我每月會因一些必須要親自處理的事情而不得不回到美國暫時呆幾天。然後又立刻返回中國。來來回回中,頭發已經白了一半。
2月底,眼看著父親的狀況比較穩定,我決定回美國多停留一段時間,好好關注一下兒子們的生活。
我回到美國不到3個禮拜,就傳來父親已經離去的消息,就在父親走的那個白天,應該說是美國的晚上,我一直煩躁著睡不著,我的國內號碼的電話響了兩次,我沒接,那時我躺在床上煩躁不安,以為是廣告電話就沒有下床去看。那個電話是父親打給我的,我沒接著。後來,才知道父親已經離開了。我第二天早上爬起來就趕去機場等回國的機票,以最快的速度趕回中國。回去見到的,是一場吹吹打打熱鬧非凡的葬禮。

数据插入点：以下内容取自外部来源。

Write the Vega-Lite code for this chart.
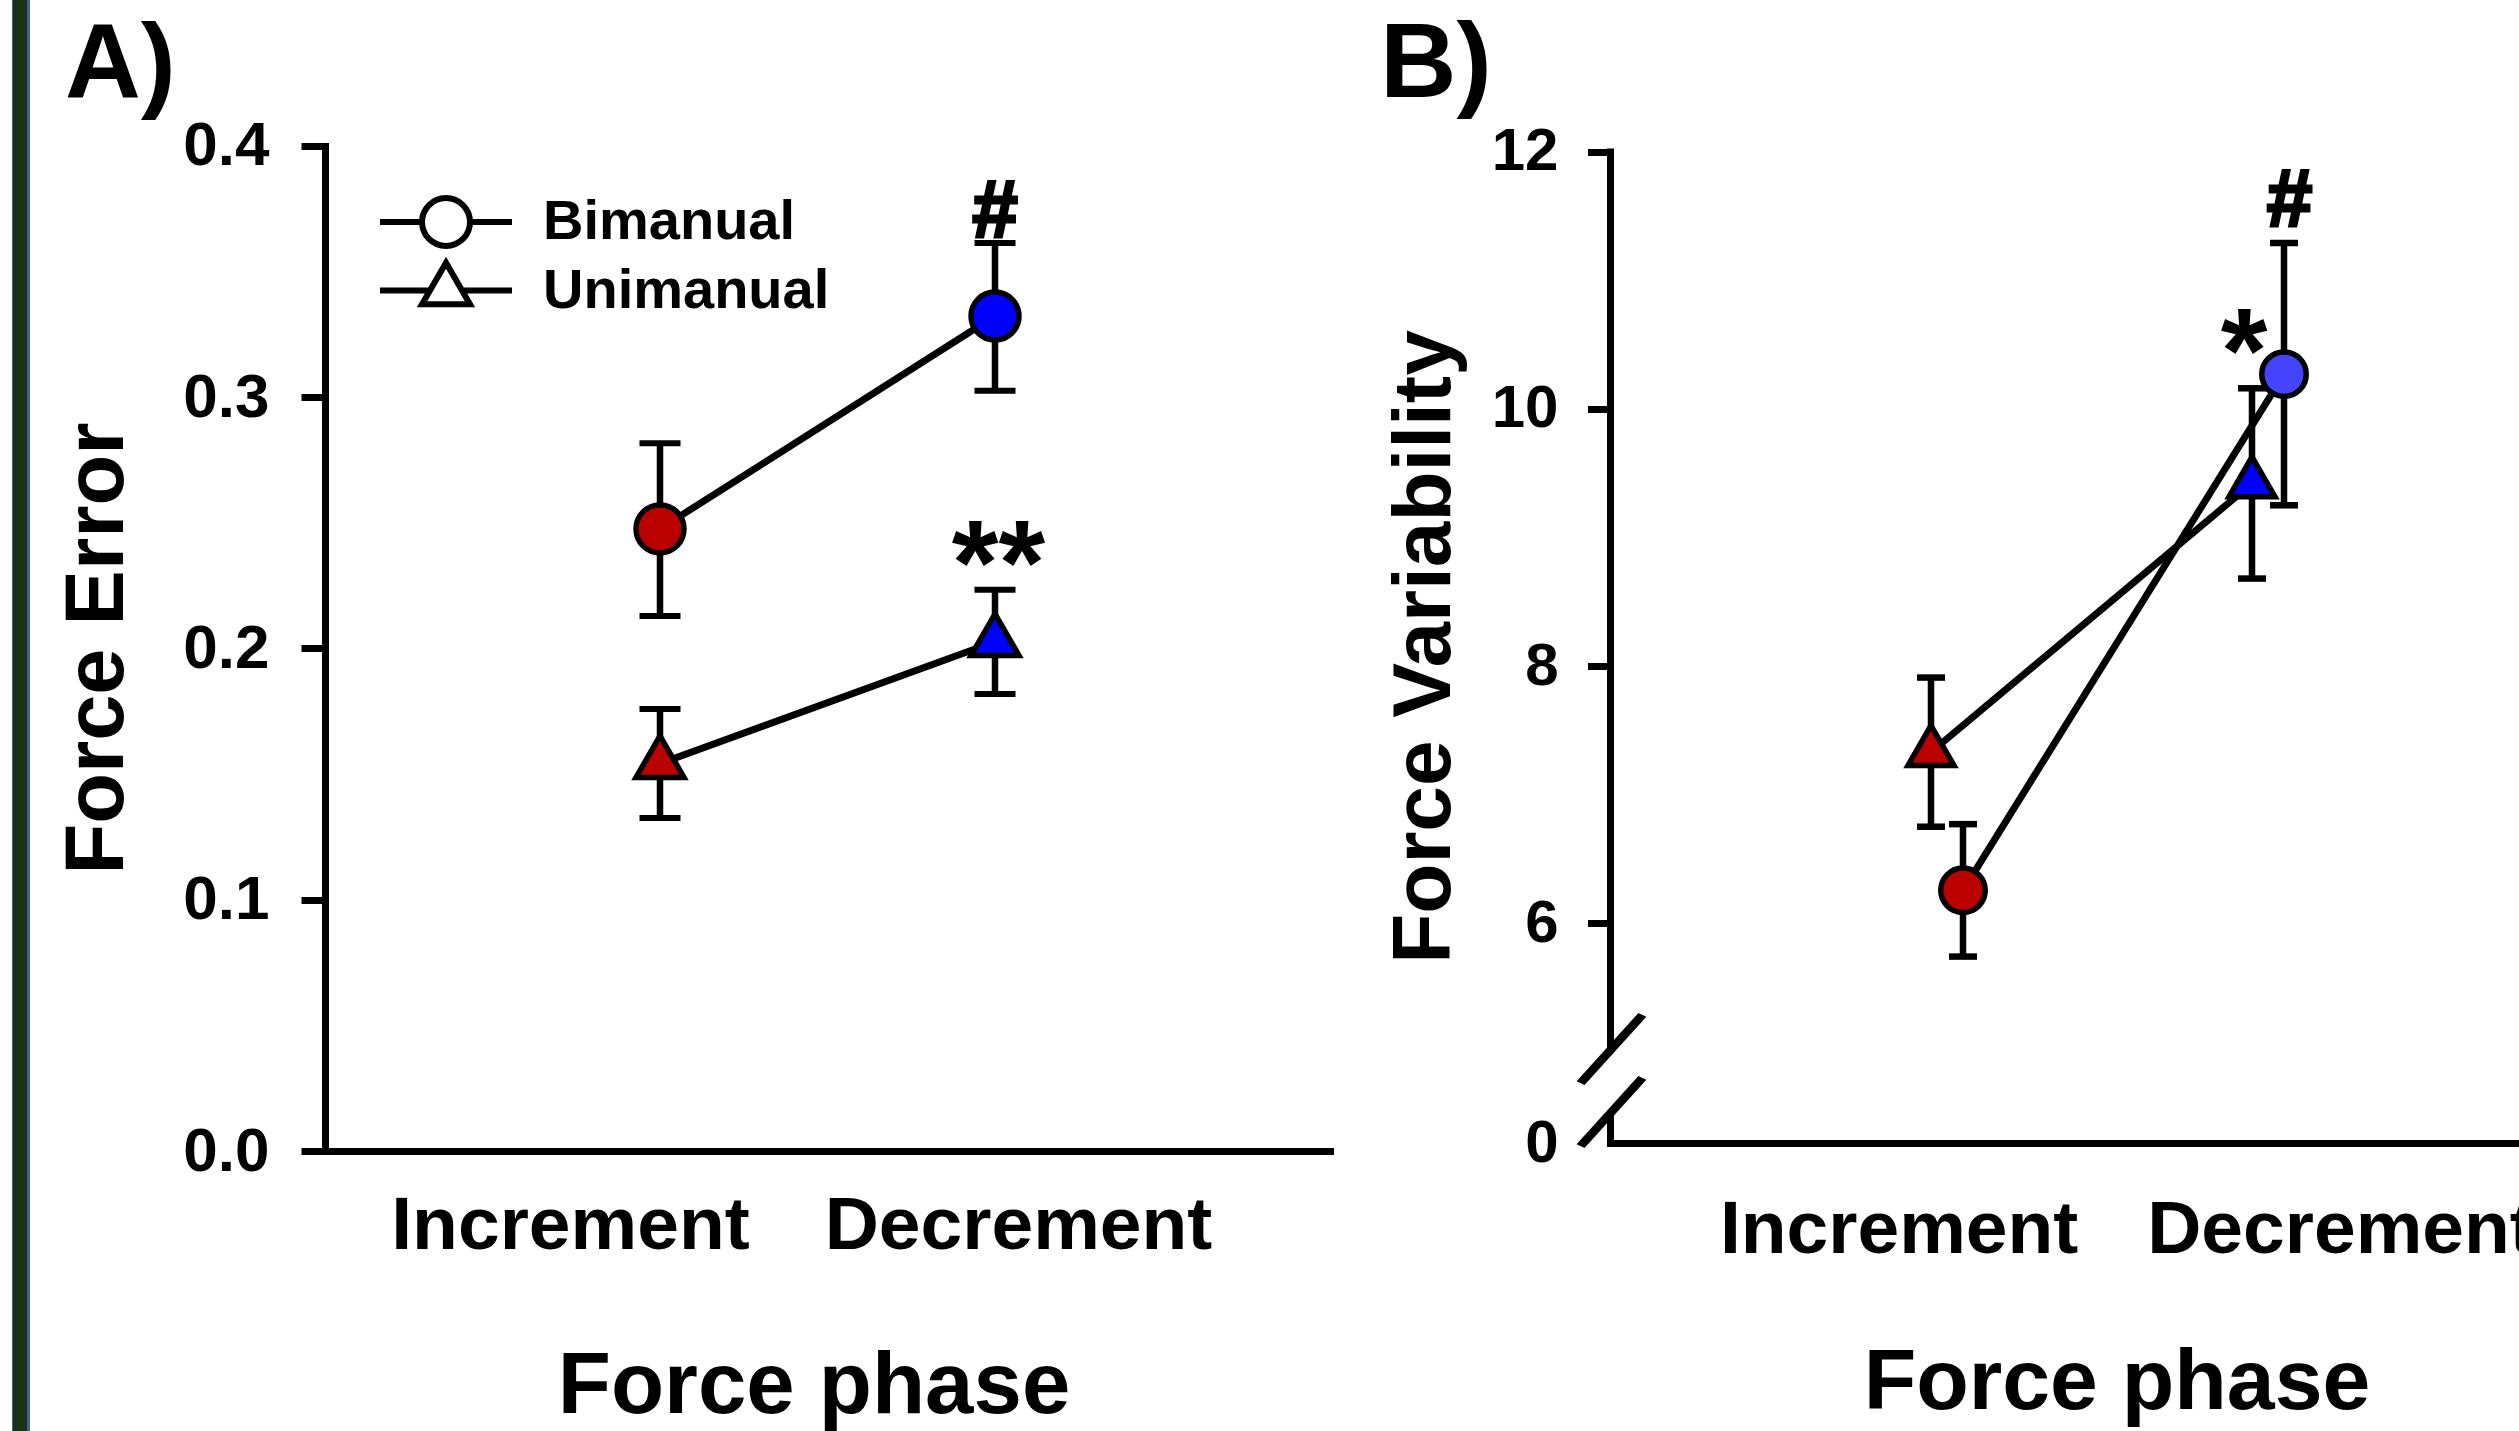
{
  "$schema": "https://vega.github.io/schema/vega-lite/v6.json",
  "usermeta": {"embedOptions": {"actions": false}},
  "autosize": {"type": "none"},
  "padding": {"left": 12, "top": 0, "right": 2507, "bottom": 1431},
  "background": "white",
  "config": {
    "font": "Liberation Sans",
    "view": {"stroke": null},
    "axis": {"grid": false, "domainColor": "black", "tickColor": "black", "labelColor": "black", "titleColor": "black", "labelFontWeight": "bold", "titleFontWeight": "bold", "labelLimit": 0, "labelOverlap": false, "labelFlush": false, "labelBound": false},
    "title": {"color": "black"},
    "text": {"color": "black"}
  },
  "datasets": {
    "a": [
      {"phase": "Increment", "hand": "Bimanual", "mean": 0.2476, "lower": 0.2129, "upper": 0.2817, "sig": ""},
      {"phase": "Decrement", "hand": "Bimanual", "mean": 0.3323, "lower": 0.3026, "upper": 0.3614, "sig": "#"},
      {"phase": "Increment", "hand": "Unimanual", "mean": 0.1542, "lower": 0.1325, "upper": 0.1759, "sig": ""},
      {"phase": "Decrement", "hand": "Unimanual", "mean": 0.2027, "lower": 0.1819, "upper": 0.2234, "sig": "**"}
    ],
    "b": [
      {"phase": "Increment", "hand": "Bimanual", "mean": 6.255, "lower": 5.74, "upper": 6.77, "sig": ""},
      {"phase": "Decrement", "hand": "Bimanual", "mean": 10.27, "lower": 9.25, "upper": 11.29, "sig": "#"},
      {"phase": "Increment", "hand": "Unimanual", "mean": 7.33, "lower": 6.75, "upper": 7.91, "sig": ""},
      {"phase": "Decrement", "hand": "Unimanual", "mean": 9.42, "lower": 8.68, "upper": 10.16, "sig": "*"}
    ]
  },
  "spacing": 280,
  "bounds": "flush",
  "resolve": {"scale": {"shape": "independent", "fill": "independent"}},
  "hconcat": [
    {
      "width": 33, "height": 1431,
      "data": {"values": [{}]},
      "mark": {"type": "rect", "strokeWidth": 0, "fill": {"gradient": "linear", "x1": 0, "y1": 0, "x2": 1, "y2": 0, "stops": [
        {"offset": 0, "color": "#3e5f9c"}, {"offset": 0.04, "color": "#3e5f9c"},
        {"offset": 0.04, "color": "#1c3313"}, {"offset": 0.46, "color": "#1c3313"},
        {"offset": 0.46, "color": "#3e5f9c"}, {"offset": 0.545, "color": "#3e5f9c"},
        {"offset": 0.545, "color": "#ffffff"}, {"offset": 1, "color": "#ffffff"}]}},
      "encoding": {}
    },
    {
      "width": 1005, "height": 1151,
      "data": {"name": "a"},
      "title": {"text": "A)", "anchor": "start", "frame": "group", "baseline": "alphabetic", "offset": 0, "dx": -260, "dy": 203, "fontSize": 105, "fontWeight": "bold", "color": "black"},
      "encoding": {
        "x": {"field": "phase", "type": "ordinal", "scale": {"type": "point", "domain": ["Increment", "Decrement"], "padding": 1},
          "axis": {"title": "Force phase", "titleFontSize": 87, "titleX": 488.5, "titleY": 261, "titleBaseline": "alphabetic", "titleAlign": "center",
            "labelFontSize": 75, "labelAngle": 0, "labelBaseline": "alphabetic", "labelAlign": "center", "labelPadding": 97,
            "labelOffset": {"condition": {"test": "datum.value === 'Increment'", "value": -90}, "value": 23},
            "ticks": false, "tickSize": 0, "domainWidth": 7, "domainCap": "square"}}
      },
      "resolve": {"scale": {"shape": "independent"}, "axis": {"y": "independent"}},
      "layer": [
        {"mark": {"type": "line", "color": "black", "strokeWidth": 7},
          "encoding": {"y": {"field": "mean", "type": "quantitative", "scale": {"domain": [0, 0.4581], "nice": false, "zero": false},
            "axis": {"title": "Force Error", "titleFontSize": 83, "titleAngle": -90, "titleX": -203, "titleY": 648, "titleBaseline": "alphabetic", "titleAlign": "center",
              "values": [0, 0.1, 0.2, 0.3, 0.4], "format": ".1f", "labelFontSize": 62, "labelPadding": 32, "labelBaseline": "middle", "labelAlign": "right",
              "tickSize": 24, "tickWidth": 7, "domainWidth": 7, "domainCap": "square", "domainDash": [1005, 800]}},
            "detail": {"field": "hand"}}},
        {"mark": {"type": "rule", "color": "black", "strokeWidth": 6.5},
          "encoding": {"y": {"field": "lower", "type": "quantitative", "scale": {"domain": [0, 0.4581], "nice": false, "zero": false}, "axis": null}, "y2": {"field": "upper"}}},
        {"transform": [{"fold": ["lower", "upper"], "as": ["bound", "val"]}],
          "mark": {"type": "tick", "orient": "horizontal", "color": "black", "size": 41, "thickness": 6, "opacity": 1},
          "encoding": {"y": {"field": "val", "type": "quantitative", "scale": {"domain": [0, 0.4581], "nice": false, "zero": false}, "axis": null}}},
        {"mark": {"type": "point", "opacity": 1, "filled": false, "color": "black", "strokeWidth": 6, "size": 1},
          "encoding": {"y": {"field": "mean", "type": "quantitative", "scale": {"domain": [0, 0.4581], "nice": false, "zero": false}, "axis": null},
            "shape": {"field": "hand", "type": "nominal",
              "scale": {"domain": ["Bimanual", "Unimanual"], "range": ["M-2.75,0L-1,0M1,0L2.75,0M1,0A1,1,0,1,1,-1,0A1,1,0,1,1,1,0Z", "M-2.75,0L-0.667,0M0.667,0L2.75,0M0,-1.1547L1,0.5774L-1,0.5774Z"]},
              "legend": {"orient": "none", "legendX": 93, "legendY": 194, "title": null, "direction": "vertical", "padding": 0,
                "symbolSize": 2304, "symbolStrokeWidth": 6, "symbolOpacity": 1,
                "labelFontSize": 56, "labelFontWeight": "bold", "labelColor": "black", "labelFont": "Liberation Sans", "labelOffset": 69, "labelLimit": 0, "rowPadding": -7.5, "labelBaseline": "middle"}}}},
        {"mark": {"type": "point", "filled": true, "opacity": 1, "stroke": "black", "strokeWidth": 5.5, "size": 2304},
          "encoding": {"y": {"field": "mean", "type": "quantitative", "scale": {"domain": [0, 0.4581], "nice": false, "zero": false}, "axis": null},
            "shape": {"field": "hand", "type": "nominal", "scale": {"domain": ["Bimanual", "Unimanual"], "range": ["circle", "M0,-1.1547L1,0.5774L-1,0.5774Z"]}, "legend": null},
            "fill": {"condition": {"test": "datum.phase === 'Decrement'", "value": "#0000ff"}, "value": "#bb0000"}}},
        {"transform": [{"filter": "datum.sig === '#'"}],
          "mark": {"type": "text", "fontSize": 82, "fontWeight": "bold", "baseline": "alphabetic", "align": "center", "dy": -6, "color": "black", "stroke": "black", "strokeWidth": 3},
          "encoding": {"y": {"field": "upper", "type": "quantitative", "scale": {"domain": [0, 0.4581], "nice": false, "zero": false}, "axis": null}, "text": {"field": "sig"}}},
        {"transform": [{"filter": "datum.sig === '**'"}],
          "mark": {"type": "text", "fontSize": 120, "fontWeight": "bold", "baseline": "alphabetic", "align": "center", "dy": 14, "dx": 3.5, "color": "black"},
          "encoding": {"y": {"field": "upper", "type": "quantitative", "scale": {"domain": [0, 0.4581], "nice": false, "zero": false}, "axis": null}, "text": {"field": "sig"}}}
      ]
    },
    {
      "width": 963, "height": 1143,
      "data": {"name": "b"},
      "title": {"text": "B)", "anchor": "start", "frame": "group", "baseline": "alphabetic", "offset": 0, "dx": -230, "dy": 203, "fontSize": 106, "fontWeight": "bold", "color": "black"},
      "encoding": {
        "x": {"field": "phase", "type": "ordinal", "scale": {"type": "point", "domain": ["Increment", "Decrement"], "padding": 1},
          "axis": {"title": "Force phase", "titleFontSize": 86, "titleX": 506.5, "titleY": 265, "titleBaseline": "alphabetic", "titleAlign": "center",
            "labelFontSize": 75, "labelAngle": 0, "labelBaseline": "alphabetic", "labelAlign": "center", "labelPadding": 109.3,
            "labelOffset": {"condition": {"test": "datum.value === 'Increment'", "value": -32.4}, "value": 88.5},
            "ticks": false, "tickSize": 0, "domainWidth": 7, "domainCap": "square"}}
      },
      "resolve": {"axis": {"y": "independent"}},
      "layer": [
        {"transform": [{"filter": "datum.hand === 'Unimanual'"}],
          "mark": {"type": "line", "color": "black", "strokeWidth": 7},
          "encoding": {"y": {"field": "mean", "type": "quantitative", "scale": {"domain": [4.29, 13.18], "nice": false, "zero": false},
            "axis": {"title": "Force Variability", "titleFontSize": 82, "titleAngle": -90, "titleX": -161, "titleY": 646.5, "titleBaseline": "alphabetic", "titleAlign": "center",
              "values": [4.29, 6, 8, 10, 12], "labelExpr": "datum.value < 5 ? '0' : format(datum.value, 'd')",
              "labelFontSize": 60, "labelPadding": 29.5, "labelBaseline": "middle", "labelAlign": "right",
              "tickSize": 22.5, "tickWidth": 7, "tickOpacity": {"condition": {"test": "datum.value < 5", "value": 0}, "value": 1},
              "domainWidth": 7, "domainCap": "butt", "domainDash": [30, 63, 902, 400]}}}},
        {"transform": [{"filter": "datum.hand === 'Bimanual'"}],
          "mark": {"type": "line", "color": "black", "strokeWidth": 7, "xOffset": 32},
          "encoding": {"y": {"field": "mean", "type": "quantitative", "scale": {"domain": [4.29, 13.18], "nice": false, "zero": false},
            "axis": {"orient": "left", "title": null, "values": [4.52, 5.01], "labelExpr": "'/'", "ticks": false, "tickSize": 0, "domain": false,
              "labelPadding": 0, "labelAlign": "center", "labelBaseline": "middle", "labelAngle": 25, "labelFont": "DejaVu Sans", "labelFontSize": 107, "labelFontWeight": "normal"}}}},
        {"transform": [{"filter": "datum.hand === 'Unimanual'"}],
          "mark": {"type": "rule", "color": "black", "strokeWidth": 6.5},
          "encoding": {"y": {"field": "lower", "type": "quantitative", "scale": {"domain": [4.29, 13.18], "nice": false, "zero": false}, "axis": null}, "y2": {"field": "upper"}}},
        {"transform": [{"filter": "datum.hand === 'Bimanual'"}],
          "mark": {"type": "rule", "color": "black", "strokeWidth": 6.5, "xOffset": 32},
          "encoding": {"y": {"field": "lower", "type": "quantitative", "scale": {"domain": [4.29, 13.18], "nice": false, "zero": false}, "axis": null}, "y2": {"field": "upper"}}},
        {"transform": [{"filter": "datum.hand === 'Unimanual'"}, {"fold": ["lower", "upper"], "as": ["bound", "val"]}],
          "mark": {"type": "tick", "orient": "horizontal", "color": "black", "size": 28, "thickness": 6.5, "opacity": 1},
          "encoding": {"y": {"field": "val", "type": "quantitative", "scale": {"domain": [4.29, 13.18], "nice": false, "zero": false}, "axis": null}}},
        {"transform": [{"filter": "datum.hand === 'Bimanual'"}, {"fold": ["lower", "upper"], "as": ["bound", "val"]}],
          "mark": {"type": "tick", "orient": "horizontal", "color": "black", "size": 28, "thickness": 6.5, "opacity": 1, "xOffset": 32},
          "encoding": {"y": {"field": "val", "type": "quantitative", "scale": {"domain": [4.29, 13.18], "nice": false, "zero": false}, "axis": null}}},
        {"transform": [{"filter": "datum.hand === 'Unimanual'"}],
          "mark": {"type": "point", "shape": "M0,-1.1547L1,0.5774L-1,0.5774Z", "filled": true, "opacity": 1, "stroke": "black", "strokeWidth": 5.5, "size": 2116},
          "encoding": {"y": {"field": "mean", "type": "quantitative", "scale": {"domain": [4.29, 13.18], "nice": false, "zero": false}, "axis": null},
            "fill": {"condition": {"test": "datum.phase === 'Decrement'", "value": "#0000ff"}, "value": "#bb0000"}}},
        {"transform": [{"filter": "datum.hand === 'Bimanual'"}],
          "mark": {"type": "point", "shape": "circle", "filled": true, "opacity": 1, "stroke": "black", "strokeWidth": 5.5, "size": 1980, "xOffset": 32},
          "encoding": {"y": {"field": "mean", "type": "quantitative", "scale": {"domain": [4.29, 13.18], "nice": false, "zero": false}, "axis": null},
            "fill": {"condition": {"test": "datum.phase === 'Decrement'", "value": "#4444ff"}, "value": "#bb0000"}}},
        {"transform": [{"filter": "datum.sig === '#'"}],
          "mark": {"type": "text", "fontSize": 82, "fontWeight": "bold", "baseline": "alphabetic", "align": "center", "dx": 37.5, "dy": -17, "color": "black", "stroke": "black", "strokeWidth": 3},
          "encoding": {"y": {"field": "upper", "type": "quantitative", "scale": {"domain": [4.29, 13.18], "nice": false, "zero": false}, "axis": null}, "text": {"field": "sig"}}},
        {"transform": [{"filter": "datum.sig === '*'"}],
          "mark": {"type": "text", "fontSize": 120, "fontWeight": "bold", "baseline": "alphabetic", "align": "center", "dx": -8, "dy": 4, "color": "black"},
          "encoding": {"y": {"field": "upper", "type": "quantitative", "scale": {"domain": [4.29, 13.18], "nice": false, "zero": false}, "axis": null}, "text": {"field": "sig"}}}
      ]
    }
  ]
}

這是我半輩子來第一次親曆親人的離世,我覺得一切都那麽不真實。我恍惚得不得了,連續幾天幾夜都無法入睡,我一點睡意都沒有,隻是覺得四周的一切都那麽不真實。
我目睹了父親火化的過程,我看到他蒼白消瘦的臉龐躺在那裏被推進去,不久,拉出來是一副白晃晃的骨架。因為和火葬場的人有過私底下交易,他沒有按常規把父親完全火化成一把灰,隻是燒去了皮肉,留下完整的骨架,所以我得以見到父親的骷髏頭骨和完整的肋骨胸腔。然後,我們把骨頭擺放回棺材中,隆重下葬。
我沒明白的是為什麽政策要求必須火化,又允許按舊俗土葬,那麽,火化的意義是什麽呢?
當然,這些不是我能明白的道理。我隻是在那些陰雨綿綿的日子中失去了父親。
世間,唯有生死是大事。
我是個急躁的人,連初次見麵的人都能感覺出我的急躁來。各種小事都能讓我暴跳如雷,所以我的身體出現各種不好的狀況,再加上這半年來的種種,我能明顯感覺到自己的虛弱。
父親走後,我一直沒有放聲大哭過。嚎啕大哭需要很多力氣,而我沒有足夠的力氣。我隻是在某些時候不停地悄然地落淚。
在先父三七之期過後,我回到了美國。我不分白晝地睡了幾天幾夜,終於感覺自己有力氣哭了。
在有力氣哭之後我第一次夢見了父親,但夢中見到的是他中年時的模樣,他笑得很開心,告訴我他很快樂。
我於是相信,父親是快樂的。他安穩地走去了他人生的另一段旅程。我們彼此祝福。
此刻夕陽緩緩地漂浮在樹枝中間,樹枝泛著新綠,我突然想到這些,就寫了下來。
請不要安慰我,現在的我不需要安慰。人生這一段路,我已經走過。